» **Given data**:
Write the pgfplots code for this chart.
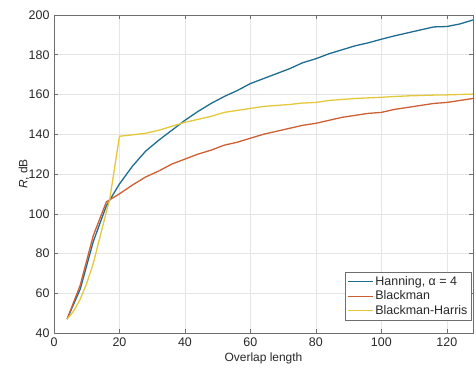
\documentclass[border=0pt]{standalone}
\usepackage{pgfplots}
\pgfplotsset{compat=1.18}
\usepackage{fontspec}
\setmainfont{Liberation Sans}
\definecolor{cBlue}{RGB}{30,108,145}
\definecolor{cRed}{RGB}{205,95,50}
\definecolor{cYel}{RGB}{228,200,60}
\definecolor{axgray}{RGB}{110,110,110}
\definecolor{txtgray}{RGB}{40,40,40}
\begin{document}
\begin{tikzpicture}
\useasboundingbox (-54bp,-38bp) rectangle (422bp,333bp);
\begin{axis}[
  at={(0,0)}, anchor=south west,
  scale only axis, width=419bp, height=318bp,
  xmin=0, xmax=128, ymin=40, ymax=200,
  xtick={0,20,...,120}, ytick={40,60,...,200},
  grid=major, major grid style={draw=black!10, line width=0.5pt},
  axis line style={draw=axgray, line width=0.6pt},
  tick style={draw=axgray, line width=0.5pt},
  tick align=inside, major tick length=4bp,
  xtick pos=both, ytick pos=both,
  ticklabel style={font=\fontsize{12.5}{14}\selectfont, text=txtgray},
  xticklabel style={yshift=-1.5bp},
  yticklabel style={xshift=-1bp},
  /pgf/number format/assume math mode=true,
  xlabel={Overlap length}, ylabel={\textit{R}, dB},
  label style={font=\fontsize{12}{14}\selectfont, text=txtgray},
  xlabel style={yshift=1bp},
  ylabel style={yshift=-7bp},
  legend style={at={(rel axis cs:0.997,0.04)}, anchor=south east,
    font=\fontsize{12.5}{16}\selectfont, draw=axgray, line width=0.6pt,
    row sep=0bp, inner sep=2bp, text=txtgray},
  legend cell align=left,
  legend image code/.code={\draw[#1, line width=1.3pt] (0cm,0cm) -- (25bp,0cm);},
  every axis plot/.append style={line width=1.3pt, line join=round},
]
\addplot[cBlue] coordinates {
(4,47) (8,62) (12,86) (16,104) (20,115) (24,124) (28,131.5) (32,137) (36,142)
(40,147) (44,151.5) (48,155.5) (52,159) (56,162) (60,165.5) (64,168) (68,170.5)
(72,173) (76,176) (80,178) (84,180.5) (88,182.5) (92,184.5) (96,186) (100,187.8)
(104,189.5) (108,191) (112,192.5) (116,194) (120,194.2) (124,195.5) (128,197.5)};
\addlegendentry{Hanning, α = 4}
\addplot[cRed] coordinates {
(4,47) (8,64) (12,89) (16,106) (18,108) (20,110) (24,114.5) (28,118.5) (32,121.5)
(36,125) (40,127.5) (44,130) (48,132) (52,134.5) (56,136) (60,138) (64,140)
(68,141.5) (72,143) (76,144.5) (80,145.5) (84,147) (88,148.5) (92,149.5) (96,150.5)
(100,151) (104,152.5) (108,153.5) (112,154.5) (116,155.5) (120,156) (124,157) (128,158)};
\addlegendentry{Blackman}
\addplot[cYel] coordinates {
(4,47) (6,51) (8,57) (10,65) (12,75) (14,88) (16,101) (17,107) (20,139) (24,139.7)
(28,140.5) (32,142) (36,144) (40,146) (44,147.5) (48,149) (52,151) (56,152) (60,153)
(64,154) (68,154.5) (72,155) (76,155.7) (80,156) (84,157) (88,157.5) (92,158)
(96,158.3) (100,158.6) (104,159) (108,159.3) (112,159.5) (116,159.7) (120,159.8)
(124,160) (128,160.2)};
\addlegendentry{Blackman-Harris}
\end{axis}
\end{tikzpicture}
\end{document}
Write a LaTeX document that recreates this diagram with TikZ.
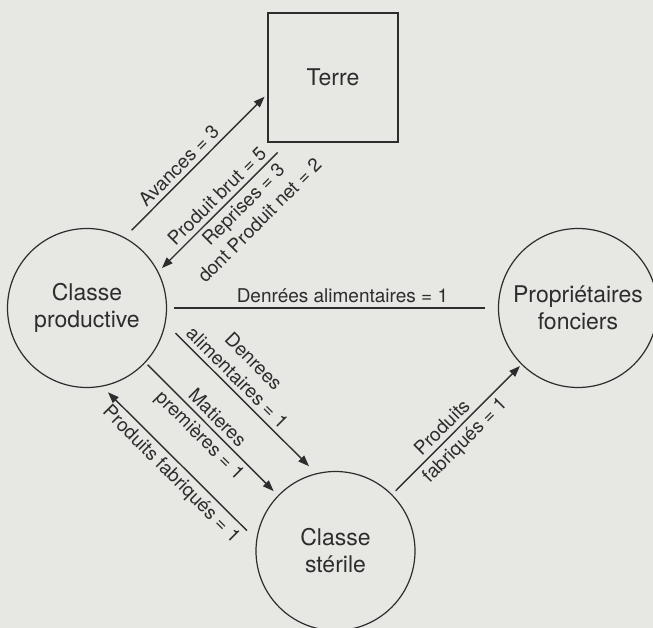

...

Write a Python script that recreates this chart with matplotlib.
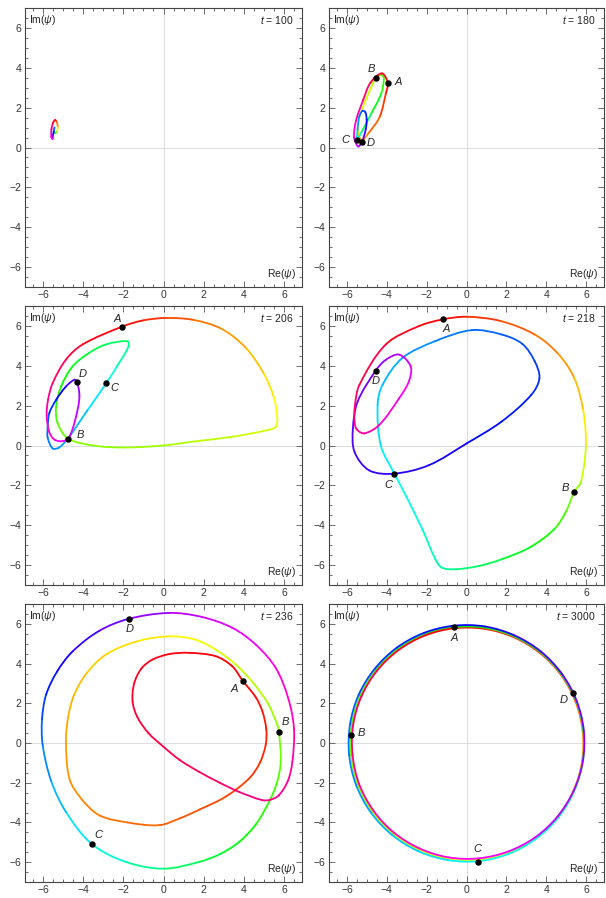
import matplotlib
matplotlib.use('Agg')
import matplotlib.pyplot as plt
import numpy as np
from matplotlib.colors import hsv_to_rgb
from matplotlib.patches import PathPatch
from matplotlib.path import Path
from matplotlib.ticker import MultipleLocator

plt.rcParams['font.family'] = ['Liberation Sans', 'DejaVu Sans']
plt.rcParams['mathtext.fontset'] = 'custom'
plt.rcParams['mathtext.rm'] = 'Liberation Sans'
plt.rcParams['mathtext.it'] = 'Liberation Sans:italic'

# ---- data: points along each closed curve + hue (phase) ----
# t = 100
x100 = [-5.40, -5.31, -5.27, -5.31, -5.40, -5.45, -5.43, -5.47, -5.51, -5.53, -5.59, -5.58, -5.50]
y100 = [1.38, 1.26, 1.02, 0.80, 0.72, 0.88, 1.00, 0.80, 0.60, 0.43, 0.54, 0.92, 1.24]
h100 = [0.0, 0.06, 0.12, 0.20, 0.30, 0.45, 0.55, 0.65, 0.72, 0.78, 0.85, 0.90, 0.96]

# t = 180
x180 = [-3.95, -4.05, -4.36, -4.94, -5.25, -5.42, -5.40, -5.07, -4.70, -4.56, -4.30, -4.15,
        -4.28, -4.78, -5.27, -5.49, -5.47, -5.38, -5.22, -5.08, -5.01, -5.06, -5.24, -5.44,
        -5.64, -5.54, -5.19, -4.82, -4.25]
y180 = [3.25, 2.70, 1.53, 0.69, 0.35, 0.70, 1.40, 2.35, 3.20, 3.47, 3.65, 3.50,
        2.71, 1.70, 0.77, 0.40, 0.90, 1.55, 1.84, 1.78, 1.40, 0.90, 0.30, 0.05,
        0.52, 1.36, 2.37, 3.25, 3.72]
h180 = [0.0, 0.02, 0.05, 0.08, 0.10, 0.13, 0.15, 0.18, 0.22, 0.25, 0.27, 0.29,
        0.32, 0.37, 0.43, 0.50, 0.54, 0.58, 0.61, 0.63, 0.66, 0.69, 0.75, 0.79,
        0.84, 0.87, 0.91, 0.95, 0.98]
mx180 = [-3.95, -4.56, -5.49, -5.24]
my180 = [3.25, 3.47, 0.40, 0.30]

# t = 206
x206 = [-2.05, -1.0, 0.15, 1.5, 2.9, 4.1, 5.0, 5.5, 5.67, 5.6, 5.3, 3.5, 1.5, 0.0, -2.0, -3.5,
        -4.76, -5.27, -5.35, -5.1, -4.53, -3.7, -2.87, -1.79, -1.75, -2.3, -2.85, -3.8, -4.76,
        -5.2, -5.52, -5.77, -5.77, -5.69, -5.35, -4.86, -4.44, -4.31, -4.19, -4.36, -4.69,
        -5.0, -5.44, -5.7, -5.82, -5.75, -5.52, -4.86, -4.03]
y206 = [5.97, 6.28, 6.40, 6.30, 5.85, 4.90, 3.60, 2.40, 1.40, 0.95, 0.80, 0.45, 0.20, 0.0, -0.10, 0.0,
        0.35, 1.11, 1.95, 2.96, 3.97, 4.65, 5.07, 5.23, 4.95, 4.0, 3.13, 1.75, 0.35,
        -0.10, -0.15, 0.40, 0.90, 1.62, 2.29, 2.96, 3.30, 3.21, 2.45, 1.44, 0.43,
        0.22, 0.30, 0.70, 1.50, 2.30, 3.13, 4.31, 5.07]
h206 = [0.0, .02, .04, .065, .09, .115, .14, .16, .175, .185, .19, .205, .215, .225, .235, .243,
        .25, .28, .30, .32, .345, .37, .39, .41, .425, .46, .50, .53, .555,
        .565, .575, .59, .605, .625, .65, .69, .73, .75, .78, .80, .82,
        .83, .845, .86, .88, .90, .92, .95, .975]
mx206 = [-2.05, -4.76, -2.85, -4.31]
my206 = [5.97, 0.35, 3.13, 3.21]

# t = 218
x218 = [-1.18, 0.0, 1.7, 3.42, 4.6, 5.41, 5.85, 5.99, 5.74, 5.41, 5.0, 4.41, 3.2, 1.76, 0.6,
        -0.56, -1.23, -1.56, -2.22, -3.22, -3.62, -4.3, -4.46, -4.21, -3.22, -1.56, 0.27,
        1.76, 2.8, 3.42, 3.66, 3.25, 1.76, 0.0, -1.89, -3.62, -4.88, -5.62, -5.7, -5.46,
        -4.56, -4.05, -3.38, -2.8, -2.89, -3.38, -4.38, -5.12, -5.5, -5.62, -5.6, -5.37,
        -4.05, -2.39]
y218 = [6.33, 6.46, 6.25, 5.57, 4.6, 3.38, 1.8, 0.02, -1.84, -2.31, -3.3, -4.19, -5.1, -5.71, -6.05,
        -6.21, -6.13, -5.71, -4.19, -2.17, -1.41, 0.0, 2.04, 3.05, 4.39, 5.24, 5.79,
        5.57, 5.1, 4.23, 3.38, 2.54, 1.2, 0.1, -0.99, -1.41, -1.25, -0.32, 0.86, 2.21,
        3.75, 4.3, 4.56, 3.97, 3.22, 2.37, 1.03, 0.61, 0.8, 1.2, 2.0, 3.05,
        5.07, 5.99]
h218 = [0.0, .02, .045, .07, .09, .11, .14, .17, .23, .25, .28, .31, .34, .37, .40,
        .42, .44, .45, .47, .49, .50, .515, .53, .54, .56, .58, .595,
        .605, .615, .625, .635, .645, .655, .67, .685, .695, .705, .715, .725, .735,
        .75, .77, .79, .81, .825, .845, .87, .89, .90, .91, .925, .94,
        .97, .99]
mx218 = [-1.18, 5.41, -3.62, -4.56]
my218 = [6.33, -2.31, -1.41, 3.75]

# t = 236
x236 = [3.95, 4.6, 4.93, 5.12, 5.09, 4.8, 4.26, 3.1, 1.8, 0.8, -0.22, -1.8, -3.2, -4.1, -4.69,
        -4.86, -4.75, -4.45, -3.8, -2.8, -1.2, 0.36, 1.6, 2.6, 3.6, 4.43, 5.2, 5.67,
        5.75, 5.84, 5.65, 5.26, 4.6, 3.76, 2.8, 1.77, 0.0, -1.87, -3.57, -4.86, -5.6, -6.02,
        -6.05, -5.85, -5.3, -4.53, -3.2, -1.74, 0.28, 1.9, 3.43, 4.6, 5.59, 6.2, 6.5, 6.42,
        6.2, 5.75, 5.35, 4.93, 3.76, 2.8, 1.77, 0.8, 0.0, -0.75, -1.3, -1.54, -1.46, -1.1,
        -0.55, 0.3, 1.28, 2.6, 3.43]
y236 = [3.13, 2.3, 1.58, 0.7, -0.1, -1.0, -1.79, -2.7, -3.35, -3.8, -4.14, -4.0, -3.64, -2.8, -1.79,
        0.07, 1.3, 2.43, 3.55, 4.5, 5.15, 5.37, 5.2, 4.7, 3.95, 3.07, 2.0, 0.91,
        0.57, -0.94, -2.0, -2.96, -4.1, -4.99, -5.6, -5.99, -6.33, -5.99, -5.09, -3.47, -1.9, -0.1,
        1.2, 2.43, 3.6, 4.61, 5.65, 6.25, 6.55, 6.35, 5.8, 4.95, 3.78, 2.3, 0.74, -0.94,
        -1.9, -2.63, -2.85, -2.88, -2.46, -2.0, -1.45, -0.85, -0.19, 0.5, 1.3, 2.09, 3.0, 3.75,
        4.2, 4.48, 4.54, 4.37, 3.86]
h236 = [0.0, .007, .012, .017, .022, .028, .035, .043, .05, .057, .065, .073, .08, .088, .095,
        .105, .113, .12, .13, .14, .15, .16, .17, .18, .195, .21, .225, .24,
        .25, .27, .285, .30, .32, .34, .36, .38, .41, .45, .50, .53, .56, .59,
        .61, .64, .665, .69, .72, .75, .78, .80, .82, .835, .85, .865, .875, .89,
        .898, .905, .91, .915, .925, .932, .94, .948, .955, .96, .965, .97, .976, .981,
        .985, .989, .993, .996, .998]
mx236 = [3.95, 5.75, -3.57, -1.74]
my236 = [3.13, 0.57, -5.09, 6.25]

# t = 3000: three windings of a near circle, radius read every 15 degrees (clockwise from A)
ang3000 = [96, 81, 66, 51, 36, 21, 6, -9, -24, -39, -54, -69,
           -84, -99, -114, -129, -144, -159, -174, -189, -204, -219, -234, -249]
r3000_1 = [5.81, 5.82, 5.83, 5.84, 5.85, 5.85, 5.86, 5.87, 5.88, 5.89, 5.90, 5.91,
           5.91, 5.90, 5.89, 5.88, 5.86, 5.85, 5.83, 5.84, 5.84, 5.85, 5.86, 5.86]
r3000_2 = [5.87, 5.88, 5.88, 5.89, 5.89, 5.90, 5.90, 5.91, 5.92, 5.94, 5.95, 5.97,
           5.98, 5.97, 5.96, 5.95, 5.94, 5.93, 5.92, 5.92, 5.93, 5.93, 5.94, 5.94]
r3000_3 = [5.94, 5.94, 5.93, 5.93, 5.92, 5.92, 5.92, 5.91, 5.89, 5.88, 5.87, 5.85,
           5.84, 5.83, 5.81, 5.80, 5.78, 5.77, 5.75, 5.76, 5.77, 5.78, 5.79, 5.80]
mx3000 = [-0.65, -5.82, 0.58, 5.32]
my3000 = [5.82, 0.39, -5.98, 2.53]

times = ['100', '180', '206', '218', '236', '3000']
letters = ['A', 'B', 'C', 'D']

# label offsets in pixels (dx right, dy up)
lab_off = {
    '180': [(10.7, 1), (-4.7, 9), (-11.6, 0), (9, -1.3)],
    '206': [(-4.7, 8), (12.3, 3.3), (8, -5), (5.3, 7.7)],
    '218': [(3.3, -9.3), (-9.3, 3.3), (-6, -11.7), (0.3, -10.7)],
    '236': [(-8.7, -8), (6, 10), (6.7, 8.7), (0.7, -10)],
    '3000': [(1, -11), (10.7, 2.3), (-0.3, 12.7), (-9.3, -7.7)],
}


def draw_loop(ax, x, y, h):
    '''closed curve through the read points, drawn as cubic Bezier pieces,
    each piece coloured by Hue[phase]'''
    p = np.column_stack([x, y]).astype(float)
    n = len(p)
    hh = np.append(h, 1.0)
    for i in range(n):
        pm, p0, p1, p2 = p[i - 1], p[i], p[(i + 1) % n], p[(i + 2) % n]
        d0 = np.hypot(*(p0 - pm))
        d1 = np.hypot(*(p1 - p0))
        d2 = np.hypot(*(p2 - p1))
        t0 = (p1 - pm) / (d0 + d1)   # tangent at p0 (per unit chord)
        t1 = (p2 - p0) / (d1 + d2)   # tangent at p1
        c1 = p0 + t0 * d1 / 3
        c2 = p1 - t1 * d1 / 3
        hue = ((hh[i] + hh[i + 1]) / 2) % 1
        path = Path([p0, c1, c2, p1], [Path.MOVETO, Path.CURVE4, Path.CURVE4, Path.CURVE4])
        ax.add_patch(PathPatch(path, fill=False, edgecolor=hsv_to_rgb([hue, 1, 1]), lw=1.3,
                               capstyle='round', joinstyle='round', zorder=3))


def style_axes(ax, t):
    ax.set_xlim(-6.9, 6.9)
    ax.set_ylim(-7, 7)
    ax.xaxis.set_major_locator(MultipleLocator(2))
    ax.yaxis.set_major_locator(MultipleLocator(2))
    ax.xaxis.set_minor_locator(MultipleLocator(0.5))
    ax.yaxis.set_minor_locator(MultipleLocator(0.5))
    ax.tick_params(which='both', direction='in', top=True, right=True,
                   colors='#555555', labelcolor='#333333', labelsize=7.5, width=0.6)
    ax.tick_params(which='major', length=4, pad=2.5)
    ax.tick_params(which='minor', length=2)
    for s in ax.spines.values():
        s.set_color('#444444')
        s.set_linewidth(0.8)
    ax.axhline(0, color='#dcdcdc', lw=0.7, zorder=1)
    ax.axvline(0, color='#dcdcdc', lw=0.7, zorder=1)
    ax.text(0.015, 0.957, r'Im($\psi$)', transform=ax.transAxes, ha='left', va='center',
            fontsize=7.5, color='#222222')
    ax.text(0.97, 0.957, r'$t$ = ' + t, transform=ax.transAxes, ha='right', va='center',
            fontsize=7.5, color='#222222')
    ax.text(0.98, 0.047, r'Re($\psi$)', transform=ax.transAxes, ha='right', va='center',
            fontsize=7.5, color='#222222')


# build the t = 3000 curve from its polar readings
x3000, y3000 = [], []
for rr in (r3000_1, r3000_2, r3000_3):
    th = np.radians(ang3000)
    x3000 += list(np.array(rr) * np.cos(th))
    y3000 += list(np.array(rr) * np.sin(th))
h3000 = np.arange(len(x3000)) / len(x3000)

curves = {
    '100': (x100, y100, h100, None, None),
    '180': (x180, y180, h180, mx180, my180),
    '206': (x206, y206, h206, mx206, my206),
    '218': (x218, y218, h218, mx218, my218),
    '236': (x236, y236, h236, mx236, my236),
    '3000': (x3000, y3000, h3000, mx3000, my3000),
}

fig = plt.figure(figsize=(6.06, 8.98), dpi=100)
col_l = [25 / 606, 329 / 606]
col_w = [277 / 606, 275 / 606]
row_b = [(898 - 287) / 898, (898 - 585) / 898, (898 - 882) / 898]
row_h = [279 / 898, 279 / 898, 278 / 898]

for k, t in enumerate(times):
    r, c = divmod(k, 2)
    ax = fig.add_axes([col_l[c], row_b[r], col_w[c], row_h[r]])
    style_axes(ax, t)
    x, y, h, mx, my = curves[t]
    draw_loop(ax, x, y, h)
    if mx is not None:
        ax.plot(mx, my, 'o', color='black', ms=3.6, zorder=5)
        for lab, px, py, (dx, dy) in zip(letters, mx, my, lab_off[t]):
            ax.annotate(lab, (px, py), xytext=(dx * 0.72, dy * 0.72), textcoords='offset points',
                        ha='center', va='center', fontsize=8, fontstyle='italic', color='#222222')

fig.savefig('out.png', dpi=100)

» **What you are asked to do**: Reproduce exactly the run of lines beginning with the one that contains "Write a Python" and ending with the one that contains "0.85, 0.90, 0.96]". Do not include pictures.

» **Solution to this task**:
Write a Python script that recreates this chart with matplotlib.
import matplotlib
matplotlib.use('Agg')
import matplotlib.pyplot as plt
import numpy as np
from matplotlib.colors import hsv_to_rgb
from matplotlib.patches import PathPatch
from matplotlib.path import Path
from matplotlib.ticker import MultipleLocator

plt.rcParams['font.family'] = ['Liberation Sans', 'DejaVu Sans']
plt.rcParams['mathtext.fontset'] = 'custom'
plt.rcParams['mathtext.rm'] = 'Liberation Sans'
plt.rcParams['mathtext.it'] = 'Liberation Sans:italic'

# ---- data: points along each closed curve + hue (phase) ----
# t = 100
x100 = [-5.40, -5.31, -5.27, -5.31, -5.40, -5.45, -5.43, -5.47, -5.51, -5.53, -5.59, -5.58, -5.50]
y100 = [1.38, 1.26, 1.02, 0.80, 0.72, 0.88, 1.00, 0.80, 0.60, 0.43, 0.54, 0.92, 1.24]
h100 = [0.0, 0.06, 0.12, 0.20, 0.30, 0.45, 0.55, 0.65, 0.72, 0.78, 0.85, 0.90, 0.96]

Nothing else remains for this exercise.